I mean really, why would anyone think that on Halloween people are open to being converted into believing in some invisible sky fairy that magically grants wishes if you beg it hard enough and donate some of your money to its church? Do you not even understand the point? Again, thanks for nothing.

I’m sure when your gargantuan ass rolled out of bed this morning, shimmied into your mumu and waddled out front to get your newspaper you were quite surprised. Allow me to explain. Your pumpkins were deceitfully carved and placed to lure unsuspecting children into your GodTrap. Therefore, they needed to be smashed all over your porch. And those spider web things were just hanging there, so it seemed a perfect place to hang the gunk from the pumpkins on so they would properly dry out for future baking. Your neighbors ended up giving me just a little over 9 dollars by the time it was all said and done, which was just enough for me to buy a few rolls of toilet paper, some saran wrap a small package of bologna and a Blow Pop from the store.
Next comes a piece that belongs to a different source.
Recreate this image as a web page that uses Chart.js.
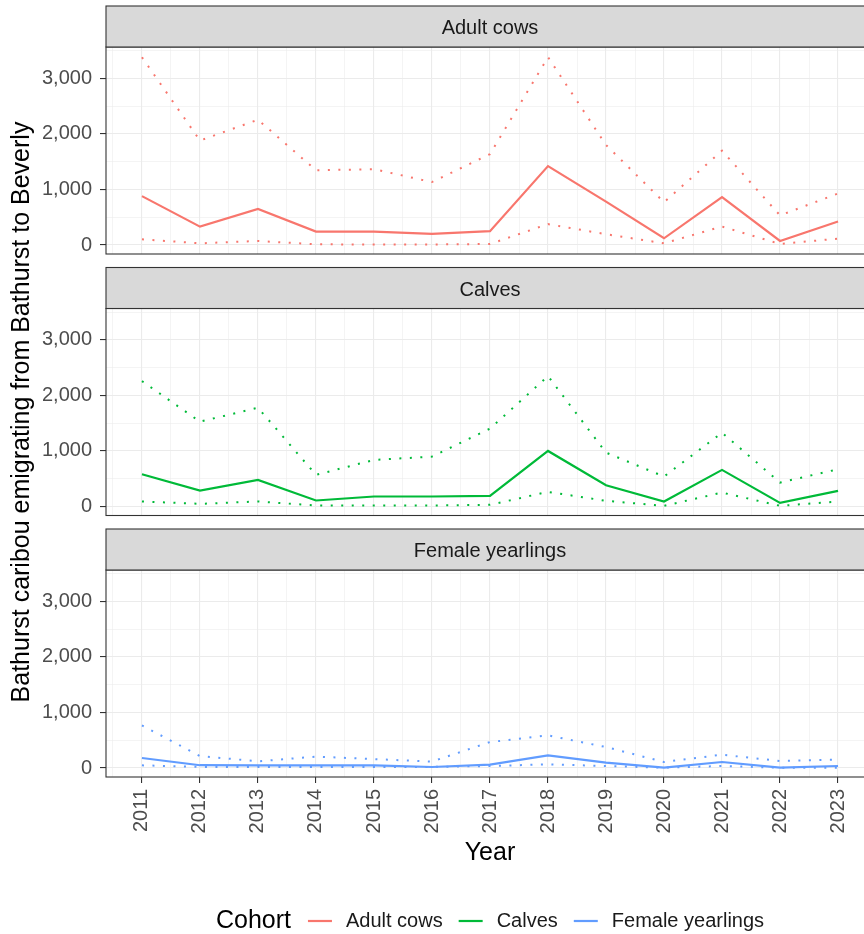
<!DOCTYPE html>
<html><head><meta charset="utf-8">
<script src="https://cdn.jsdelivr.net/npm/chart.js@4.4.1/dist/chart.umd.min.js"></script>
<style>
html,body{margin:0;padding:0;overflow:hidden;background:#fff;width:864px;height:934px;position:relative}
canvas{position:absolute;left:0;top:0}
</style></head><body>
<canvas id="c1" width="880" height="934"></canvas>
<canvas id="c2" width="880" height="934"></canvas>
<canvas id="c3" width="880" height="934"></canvas>
<script>
// ---- data ----
const years = [2011,2012,2013,2014,2015,2016,2017,2018,2019,2020,2021,2022,2023];
const cohorts = ['Adult cows','Calves','Female yearlings'];
const cohortColors = ['#F8766D','#00BA38','#619CFF'];

const adultEst = [880, 330, 650, 242, 242, 200, 250, 1420, 780, 121, 860, 73, 424];
const adultHi  = [3380, 1880, 2255, 1345, 1364, 1133, 1636, 3382, 1800, 770, 1697, 533, 927];
const adultLo  = [103, 30, 73, 12, 10, 10, 18, 376, 194, 30, 333, 18, 115];

const calvesEst = [581, 287, 479, 108, 180, 180, 192, 1000, 383, 90, 659, 66, 281];
const calvesHi  = [2257, 1527, 1778, 569, 838, 898, 1402, 2347, 970, 539, 1329, 431, 671];
const calvesLo  = [90, 48, 90, 18, 18, 18, 30, 263, 102, 12, 251, 12, 90];

const yearlingEst = [180, 50, 48, 48, 48, 18, 60, 228, 96, 6, 108, 6, 36];
const yearlingHi  = [766, 215, 120, 205, 160, 116, 467, 587, 377, 108, 240, 126, 150];
const yearlingLo  = [48, 20, 20, 20, 20, 20, 36, 66, 36, 6, 36, 6, 6];

// grid / tick positions
const yMajorTicks = [0, 1000, 2000, 3000];
const yMinorTicks = [500, 1500, 2500, 3500];
const xMinorTicks = [2010.5, 2011.5, 2012.5, 2013.5, 2014.5, 2015.5, 2016.5, 2017.5, 2018.5, 2019.5, 2020.5, 2021.5, 2022.5, 2023.5];

const xTitle = 'Year';
const yTitle = 'Bathurst caribou emigrating from Bathurst to Beverly';
const legendTitle = 'Cohort';

// ---- styling ----
const FONT = '"Liberation Sans", Arial, sans-serif';
Chart.defaults.font.family = FONT;
const GRID = '#EBEBEB';
const DARK = '#333333';

const pts = arr => years.map((yr, i) => ({x: yr, y: arr[i]}));
const sortedTicks = (a, b) => a.concat(b).sort((p, q) => p - q).map(v => ({value: v}));

function makeDatasets(ci, est, lo, hi) {
  const c = cohortColors[ci];
  return [
    {label: cohorts[ci] + ' upper', data: pts(hi), borderColor: c, borderWidth: 2, borderDash: [2, 8.5], pointRadius: 0, tension: 0, fill: false},
    {label: cohorts[ci] + ' lower', data: pts(lo), borderColor: c, borderWidth: 2, borderDash: [2, 8.5], pointRadius: 0, tension: 0, fill: false},
    {label: cohorts[ci], data: pts(est), borderColor: c, borderWidth: 2.2, pointRadius: 0, tension: 0, fill: false}
  ];
}

const panelPlugin = {
  id: 'panel',
  afterDraw(chart, args, opts) {
    const {ctx, chartArea: ca} = chart;
    ctx.save();
    ctx.strokeStyle = DARK;
    ctx.lineWidth = 1.1;
    ctx.strokeRect(ca.left, ca.top, ca.right - ca.left, ca.bottom - ca.top);
    const h = 41;
    ctx.fillStyle = '#D9D9D9';
    ctx.fillRect(ca.left, ca.top - h, ca.right - ca.left, h);
    ctx.strokeRect(ca.left, ca.top - h, ca.right - ca.left, h);
    ctx.fillStyle = '#1A1A1A';
    ctx.font = '20px ' + FONT;
    ctx.textAlign = 'center';
    ctx.textBaseline = 'middle';
    ctx.fillText(opts.label, (ca.left + ca.right) / 2, ca.top - h / 2 + 2);
    ctx.restore();
  }
};

const legendPlugin = {
  id: 'cohortLegend',
  afterDraw(chart) {
    const {ctx, chartArea: ca} = chart;
    const cy = 921;
    ctx.save();
    ctx.textBaseline = 'middle';
    ctx.textAlign = 'left';
    ctx.font = '25px ' + FONT;
    const tw = ctx.measureText(legendTitle).width;
    ctx.font = '20px ' + FONT;
    const iw = cohorts.map(c => ctx.measureText(c).width);
    const keyW = 24, keyGap = 14, itemGap = 16, titleGap = 17;
    let total = tw + titleGap;
    iw.forEach((w, i) => { total += keyW + keyGap + w + (i < iw.length - 1 ? itemGap : 0); });
    let x = (ca.left + ca.right) / 2 - total / 2;
    ctx.fillStyle = '#000';
    ctx.font = '25px ' + FONT;
    ctx.fillText(legendTitle, x, cy);
    x += tw + titleGap;
    ctx.font = '20px ' + FONT;
    cohorts.forEach((c, i) => {
      ctx.strokeStyle = cohortColors[i];
      ctx.lineWidth = 2.2;
      ctx.beginPath();
      ctx.moveTo(x, cy);
      ctx.lineTo(x + keyW, cy);
      ctx.stroke();
      x += keyW + keyGap;
      ctx.fillStyle = '#1A1A1A';
      ctx.fillText(c, x, cy);
      x += iw[i] + itemGap;
    });
    ctx.restore();
  }
};

function makeChart(id, ci, est, lo, hi, cfg) {
  const isBottom = !!cfg.bottom;
  return new Chart(document.getElementById(id), {
    type: 'line',
    data: {datasets: makeDatasets(ci, est, lo, hi)},
    plugins: isBottom ? [panelPlugin, legendPlugin] : [panelPlugin],
    options: {
      responsive: false,
      animation: false,
      layout: {padding: {left: 0, right: 6, top: cfg.top, bottom: cfg.padBottom}},
      plugins: {
        legend: {display: false},
        tooltip: {enabled: false},
        panel: {label: cohorts[ci]}
      },
      scales: {
        x: {
          type: 'linear',
          min: 2010.38, max: 2023.62,
          border: {display: false},
          afterBuildTicks: s => { s.ticks = sortedTicks(years, xMinorTicks); },
          grid: {
            color: GRID,
            lineWidth: c => (years.includes(c.tick.value) ? 1.1 : 0.55),
            drawTicks: isBottom,
            tickLength: 6,
            tickWidth: 1.1,
            tickColor: c => (years.includes(c.tick.value) ? DARK : 'rgba(0,0,0,0)')
          },
          ticks: {
            display: isBottom,
            autoSkip: false,
            minRotation: 90, maxRotation: 90,
            padding: 6,
            color: '#4D4D4D',
            font: {size: 20},
            callback: v => (years.includes(v) ? String(v) : '')
          },
          title: {
            display: isBottom, text: xTitle, color: '#000',
            font: {size: 25, lineHeight: 1}, padding: {top: 0, bottom: 11}
          },
          afterFit: s => { s.height = isBottom ? 100 : 0; s.paddingLeft = 0; s.paddingRight = 0; }
        },
        y: {
          min: -162, max: 3564,
          border: {display: false},
          afterBuildTicks: s => { s.ticks = sortedTicks(yMajorTicks, yMinorTicks); },
          grid: {
            color: GRID,
            lineWidth: c => (yMajorTicks.includes(c.tick.value) ? 1.1 : 0.55),
            drawTicks: true,
            tickLength: 6,
            tickWidth: 1.1,
            tickColor: c => (yMajorTicks.includes(c.tick.value) ? DARK : 'rgba(0,0,0,0)')
          },
          ticks: {
            autoSkip: false,
            padding: 8,
            color: '#4D4D4D',
            font: {size: 20},
            callback: v => (yMajorTicks.includes(v) ? v.toLocaleString('en-US') : '')
          },
          title: {
            display: !!cfg.yTitle, text: yTitle, color: '#000',
            font: {size: 25, lineHeight: 1}, padding: {top: 10, bottom: 0}
          },
          afterFit: s => { s.width = 106; s.paddingTop = 0; s.paddingBottom = 0; }
        }
      }
    }
  });
}

makeChart('c1', 0, adultEst, adultLo, adultHi, {top: 47, padBottom: 934 - 254});
makeChart('c2', 1, calvesEst, calvesLo, calvesHi, {top: 308.5, padBottom: 934 - 515.5, yTitle: true});
makeChart('c3', 2, yearlingEst, yearlingLo, yearlingHi, {top: 570, padBottom: 934 - 777 - 100, bottom: true});
</script>
</body></html>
The TP you found strewn all over anything in your yard it would hang from or stick to is Quilted Northern, double ply–let it never be said that I am a cheap corner-cutting individual such as yourself. The cold cuts? Well, I had to make some sort of a bread crumb trail to bring your attention to how I had so thoughtfully gift wrapped your car in the saran wrap, and I figured bread crumbs wouldn’t be cholesterol-ridden enough to be tempting enough to motivate your thunderous girth to follow it. I thought about using lard or butter, but there’s always the risk of it raining and washing away. And the Blow Pop? Nay, it was not for me; that is my gift to you–lovingly placed upon your welcome mat, a friendly reminder of an example of what you SHOULD have been handing out last night. Plus, I figure sucking is something that comes naturally to you, so you would find it a welcome treat. Oh, and thank you for the fog machine. It’s lovely, and I will put it to use next year when I join the ranks of people who are behind the door handing out the candy as opposed to in front of it collecting.

I did all this not for myself, you see. Nay, the damage was already done for me, there was no making it right. I did this to protect my fellow trick-or-treaters that will carry on the torch next year and continue in the tradition as I hang up my pillow case and look back at a fruitful candy-gathering career. Hopefully this will inspire you to just do us all a favor and leave your god damned light OFF next Halloween instead of luring unsuspecting youngsters into your bible-thumping web of horror. I’m sure a night of darkness shouldn’t be hard for you, since I’m positive every man who’s ever gotten drunk enough to sleep with you probably still demanded pitch black while he did the deed. Happy Halloween, you shriveled up old bat.